Bouquets and fig-leaves amid the headlines

Alison Mau is my new favourite TV "personality".

Not that I'm big on TV personalities, but you have to admire the way she calmly, forensically even, stared down the barrel of the camera on TV One's Breakfast and delivered a challenge to the magazine editors whom she accuses of harassing her family.

Sometimes, when behaviour - in the media or elsewhere - goes beyond the pale, it takes a courageous head-on response to confront it, to expose in this case the shallow and voyeuristic, not to mention immature, impulses on which it is based.

Not all of us have recourse to the power of the goggle box with which to hit back at our adversaries, but it was an admirable stand nonetheless.

Ten days ago, an Auckland-based Sunday newspaper with a healthy gossip quotient - OK, it was the Herald on Sunday - thought it newsworthy to "break", if that's the appropriate verb for an item so couched in coy innuendo, the news that Ms Mau, whose 13-year marriage to Simon Dallow ended last year, was apparently in a relationship (quelle horreur!) with another woman.

Then this week came the issue of Woman's Day magazine, which contained a spread of paparazzi photos of Ms Mau beneath the headline "Alison Mau's sleepover".

Get it? In case you didn't, the caption beneath one snap explained: "Having stayed over with brunette Karleen, Ali made a brief excursion to get coffee for the girls."

On Breakfast on Monday morning, Ms Mau issued her challenge.

"A Woman's Day paparazzi photographer has been stalking me, my children and my friends for a month now . . . quite possibly more . . . following me to the supermarket . . . the kids' tennis and touch rugby . . . to and from school . . . that's a gross intrusion of our privacy . . . and frankly, more than a little creepy . . .

"But fair game some of you may say, I'm in the public eye and it's a fair cop . . . hard to disagree with you.
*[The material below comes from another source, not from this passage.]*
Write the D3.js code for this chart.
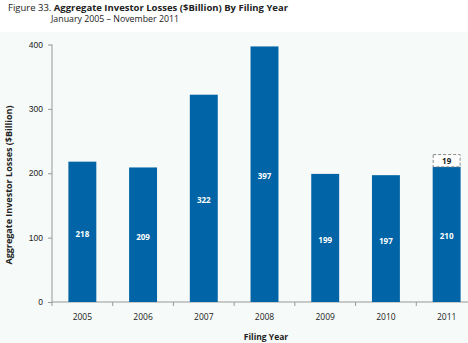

"But now that they've run this story, I have a question for Woman's Day editor Sarah Henry and her offsider Catherine Milford . . . perhaps you'd both be kind enough to let me know when this will stop?"

"Just give me an idea when the dogs will be called off and me, my friends and my family can go about our business without having creepy guys in Corolla stationwagons following us around?"

In a rattled damage limitation exercise, later that day the chief executive officer of ACP Media, which publishes Woman's Day - why not the editor, one might ask? - issued a statement denying that the magazine had hired paparazzi to stalk "Ali", and saying: "We know there are boundaries when researching stories and we would never intentionally step over them."

The key word here is "intentionally" - a fig-leaf to cover a multitude of ethical sins.

If it didn't know the circumstances in which the photographs were taken, and chose to publish them anyway because it suited the titillating intent of the story and would help to boost sales, the magazine and its editors are just as culpable as if they did.

More to the point, when are such rags going to grow up and stop dragging the formerly good name of New Zealand journalism into the gutter? Alison Mau, like any other citizen, is entitled to go about her business without a posse of paparazzi hounding her - unless there are serious matters of public interest at issue.

In this instance, there patently are none and Woman's Day is out of line.

I hope - a vain hope perhaps, given the public appetite for gossip - that regular readers of the magazine, appalled by the intrusion, do the decent thing and cancel their subscriptions: the only kick in the corporate goolies that media executives truly appear to feel.

Now that I've got that off my chest, a bouquet of a different kind.

The habitual posture of politicians of varying hues is to grandstand on the complex business of crime and punishment: the tougher the better.

In doing so they play into the hands of those busy, proliferating lock-em-up-and-throw-away-the-key pressure groups which seldom let a day go by without clamouring about a new injustice.

Frankly, they're becoming like the playground bullies who insist on shouting down anyone who dares to raise a questioning or dissenting voice.

So here's to United Future's Peter Dunne for injecting a little counterbalancing logic into the argument.

Citing a state of the nation report by the Salvation Army, and in a plea for a return to investment in rehabilitation, Mr Dunne said: "Not only are we making no progress in reducing the rates of recidivism, those rates are actually increasing: nearly 59% of all prisoners are reconvicted within 24 months of release . . .

"Sentencing remains entirely punitive in its motive, driven by fear, ignorance and entrenched prejudices."

Hmmmm.

Driven by "entrenched prejudices"? Sounds a bit like the form of "journalism" practised by a certain women's magazine.

Simon Cunliffe is assistant editor at the Otago Daily Times.